As to your last sentence, Song, is there any way of ensuring anything?
No, not really. Or not for us humans.
Perhaps a more useful question would be whether it is possible to encourage both journalists and their readers to take a responsible, critical, constructive approach with a commitment to truth rather than sensation. I don’t mean to say that this doesn’t happen already in some places, but to me it does not seem widespread.
Matt,
I appreciate that opportunity cost and limited time and resources mean that we can’t all research everything thoroughly! This is one reason why we even have newspapers: I can’t possibly find out everything that’s happening in the world, but I can pay someone to make it their business to find out and to filter that information for me so that I am presented with something accurate and relevant.
I have not yet found a newspaper which I feel does this filtering job adequately: many of the fringe issues I care about don’t turn up in major papers, but I do like to have some idea what is going on in the macro-news world. I do think the internet and the easier access it gives us to certain types of information is changing the world of journalism; whether for the better I cannot say. But being able to aggregate various RSS feeds does allow me to keep abreast of both my own special interests and of larger political issues… now if only I had time to read them all! I need to prioritise my own filters a little differently if I’m going to keep up with the things I can act on.

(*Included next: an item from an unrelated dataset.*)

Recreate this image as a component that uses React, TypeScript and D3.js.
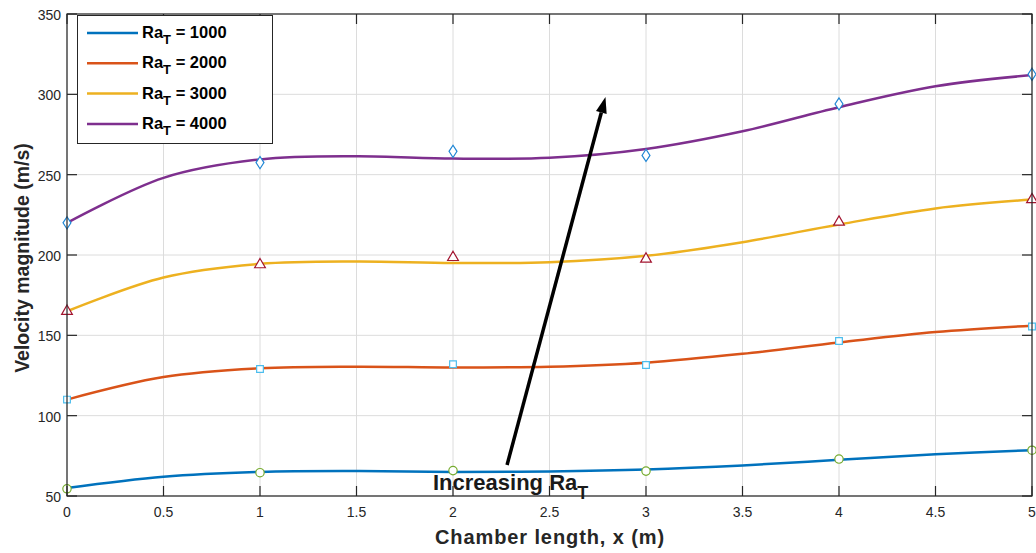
import { useEffect, useRef } from "react";
import * as d3 from "d3";

// fitted curves, every 0.5 m
const curveX = [0, 0.5, 1, 1.5, 2, 2.5, 3, 3.5, 4, 4.5, 5];
const curve1000 = [55, 62, 65, 65.5, 65, 65.3, 66.5, 69, 72.5, 76, 78.5];
const curve2000 = [110, 124, 129.5, 130.5, 130, 130.5, 133, 138.5, 145.5, 152, 156];
const curve3000 = [165, 186, 194.5, 196, 195, 195.5, 199.5, 208, 219, 229, 234.5];
const curve4000 = [220, 248, 259.5, 261.5, 260, 260.5, 266, 277, 292, 305, 312];

// simulated points
const pointX = [0, 1, 2, 3, 4, 5];
const points1000 = [54.5, 64.5, 65.8, 65.5, 73, 78.5];
const points2000 = [110, 129, 132, 131.5, 146.5, 155.5];
const points3000 = [165, 194, 198.5, 197.5, 220.5, 234.5];
const points4000 = [220, 257.5, 264.5, 262, 294, 312.5];

const legendLabels = ["1000", "2000", "3000", "4000"];
const lineColors = ["#0072BD", "#D95319", "#EDB120", "#7E2F8E"];
const markerColors = ["#77AC30", "#4DBEEE", "#A2142F", "#1F86D4"];
const markerShapes = ["circle", "square", "triangle", "diamond"];

const xTicks = [0, 0.5, 1, 1.5, 2, 2.5, 3, 3.5, 4, 4.5, 5];
const yTicks = [50, 100, 150, 200, 250, 300, 350];

export default function App() {
    const ref = useRef<SVGSVGElement>(null);

    useEffect(() => {
        const W = 1036, H = 553;
        const left = 67, right = 1032, top = 14, bottom = 496;
        const svg = d3.select(ref.current);
        svg.selectAll("*").remove();
        svg.attr("width", W).attr("height", H);

        const x = d3.scaleLinear().domain([0, 5]).range([left, right]);
        const y = d3.scaleLinear().domain([50, 350]).range([bottom, top]);
        const font = "'Liberation Sans', Arial, sans-serif";

        svg.append("rect").attr("width", W).attr("height", H).attr("fill", "white");

        // grid
        const grid = svg.append("g").attr("stroke", "#dcdcdc").attr("stroke-width", 1);
        xTicks.forEach((t) => {
            grid.append("line").attr("x1", x(t)).attr("x2", x(t)).attr("y1", top).attr("y2", bottom);
        });
        yTicks.forEach((t) => {
            grid.append("line").attr("x1", left).attr("x2", right).attr("y1", y(t)).attr("y2", y(t));
        });

        // curves
        const curves = [curve1000, curve2000, curve3000, curve4000];
        const line = d3.line<number>()
            .x((d, i) => x(curveX[i]))
            .y((d) => y(d))
            .curve(d3.curveCatmullRom.alpha(0.5));
        curves.forEach((c, k) => {
            svg.append("path").attr("d", line(c))
                .attr("fill", "none").attr("stroke", lineColors[k]).attr("stroke-width", 2.5);
        });

        // markers
        const symbols: Record<string, d3.SymbolType> = {
            circle: d3.symbolCircle,
            square: d3.symbolSquare,
            triangle: d3.symbolTriangle,
            diamond: d3.symbolDiamond,
        };
        const sizes: Record<string, number> = { circle: 55, square: 45, triangle: 50, diamond: 55 };
        [points1000, points2000, points3000, points4000].forEach((p, k) => {
            const shape = markerShapes[k];
            const sym = d3.symbol().type(symbols[shape]).size(sizes[shape]);
            p.forEach((v, i) => {
                svg.append("path").attr("d", sym())
                    .attr("transform", `translate(${x(pointX[i])},${y(v)})` + (shape === "diamond" ? " scale(1,0.88)" : ""))
                    .attr("fill", "white").attr("stroke", markerColors[k]).attr("stroke-width", 1.2);
            });
        });

        // axes box with inward ticks
        const ax = svg.append("g").attr("stroke", "#262626").attr("stroke-width", 1.2).attr("fill", "none");
        ax.append("rect").attr("x", left).attr("y", top).attr("width", right - left).attr("height", bottom - top);
        xTicks.forEach((t) => {
            ax.append("line").attr("x1", x(t)).attr("x2", x(t)).attr("y1", bottom).attr("y2", bottom - 10);
            ax.append("line").attr("x1", x(t)).attr("x2", x(t)).attr("y1", top).attr("y2", top + 10);
        });
        yTicks.forEach((t) => {
            ax.append("line").attr("x1", left).attr("x2", left + 10).attr("y1", y(t)).attr("y2", y(t));
            ax.append("line").attr("x1", right).attr("x2", right - 10).attr("y1", y(t)).attr("y2", y(t));
        });

        // tick labels
        xTicks.forEach((t) => {
            svg.append("text").attr("x", x(t)).attr("y", bottom + 21)
                .attr("text-anchor", "middle").attr("font-family", font).attr("font-size", 14)
                .attr("fill", "#262626").text(String(t));
        });
        yTicks.forEach((t) => {
            svg.append("text").attr("x", left - 6).attr("y", y(t) + 6)
                .attr("text-anchor", "end").attr("font-family", font).attr("font-size", 14)
                .attr("fill", "#262626").text(String(t));
        });

        // axis titles
        svg.append("text").attr("x", 550).attr("y", 544)
            .attr("text-anchor", "middle").attr("font-family", font).attr("font-size", 20)
            .attr("letter-spacing", 0.9)
            .attr("font-weight", "bold").attr("fill", "#262626").text("Chamber length, x (m)");
        svg.append("text").attr("transform", `translate(29,258) rotate(-90)`)
            .attr("text-anchor", "middle").attr("font-family", font).attr("font-size", 19.5)
            .attr("font-weight", "bold").attr("fill", "#262626").text("Velocity magnitude (m/s)");

        // arrow annotation
        const ax0 = x(2.28), ay0 = y(69.3), ax1 = x(2.79), ay1 = y(298.3);
        const ang = Math.atan2(ay1 - ay0, ax1 - ax0);
        const hl = 16, hw = 5.5;
        const bx = ax1 - hl * Math.cos(ang), by = ay1 - hl * Math.sin(ang);
        svg.append("line").attr("x1", ax0).attr("y1", ay0).attr("x2", bx).attr("y2", by)
            .attr("stroke", "black").attr("stroke-width", 3.5);
        svg.append("path")
            .attr("d", `M${ax1},${ay1} L${bx + hw * Math.sin(ang)},${by - hw * Math.cos(ang)} L${bx - hw * Math.sin(ang)},${by + hw * Math.cos(ang)} Z`)
            .attr("fill", "black");
        const ann = svg.append("text").attr("x", 433).attr("y", 490)
            .attr("font-family", font).attr("font-size", 22).attr("font-weight", "bold").attr("fill", "#1a1a1a");
        ann.append("tspan").text("Increasing Ra");
        ann.append("tspan").attr("dy", 9).attr("font-size", 18).text("T");

        // legend
        const lg = svg.append("g");
        lg.append("rect").attr("x", 77.5).attr("y", 15.5).attr("width", 195).attr("height", 128)
            .attr("fill", "white").attr("stroke", "#262626").attr("stroke-width", 1);
        legendLabels.forEach((lab, k) => {
            const ly = 33 + k * 30.3;
            lg.append("line").attr("x1", 87).attr("x2", 138).attr("y1", ly).attr("y2", ly)
                .attr("stroke", lineColors[k]).attr("stroke-width", 2.5);
            const t = lg.append("text").attr("x", 142).attr("y", ly + 5)
                .attr("font-family", font).attr("font-size", 16.5).attr("font-weight", "bold").attr("fill", "#000");
            t.append("tspan").text("Ra");
            t.append("tspan").attr("dy", 6).attr("font-size", 13).text("T");
            t.append("tspan").attr("dy", -6).text(" = " + lab);
        });
    }, []);

    return <svg ref={ref} style={{ position: "absolute", left: 0, top: 0 }} />;
}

But that is a different issue to the one of sloppy, inaccurate or even cruel reporting for the sake of selling papers, and to the one of people being unwilling to listen to what they see as bad news (especially if they are offered no way to influence the outcome).
November 16, 2009 at 3:43 pm
According to Ernest, the ethical course is presumably to refuse to publish a grieving mother’s views? This might be a straightforward case of intrusion or it might not. I don’t know enough about who approached who, whether any money changed hands. I’ll be interested in seeing what the PCC have to say about it as I guess it is likely there have been complaints.
Am I content to ‘work in’ and ‘celebrate this environment’? As a freelance journalist I have taken Murdoch’s shilling quite happily. As to celebrating News Corp., well I just don’t happen to see it as any worse than other companies and news outlets. I don’t read The Sun, or have a Sky subscription but I have to admit that The Times is my newspaper of choice. I think this idea that Murdoch or News Corp is wholly bad, totally unethical is quite widespread in Christian circles and needs examining.
November 16, 2009 at 11:04 pm
Andrew,
As far as I can see, the word ethical cannot be applied to the Murdoch Media Empire. I only see evidence of ‘self promotion and self protection’,’market share’ and ‘anything goes’. And a liberal use of the ‘So What’ principle.
Morality is a word that was obviously spiked long ago, by an Mr Murdoch as unusable.
The danger of their monopoly in the media is the their view of their average punter for the Sun, which lowers the level to the lowest common denominator.
The Times might have a different approach, but is controlled by the same editorial machine.
Self Regulation has been shown not to work, and the PCC is a toothless organisation, set up by the press, for the press, to head of formal government legislation to control the press.
I held my view of the Murdoch empire, well before I became a Christian, however, being a Christian, has helped me to focus better on issues that I care about, and to become more active and vocal in voicing my views.
The issue of their misuse of Mrs Janes situation is not one of publishing her views, it is their descent to the levels that they used to intrude into and to make political capital out of a bad situation.
I hold no brief for Gordon Brown, but the way this story was used and blown up was ill judged and just plain wrong.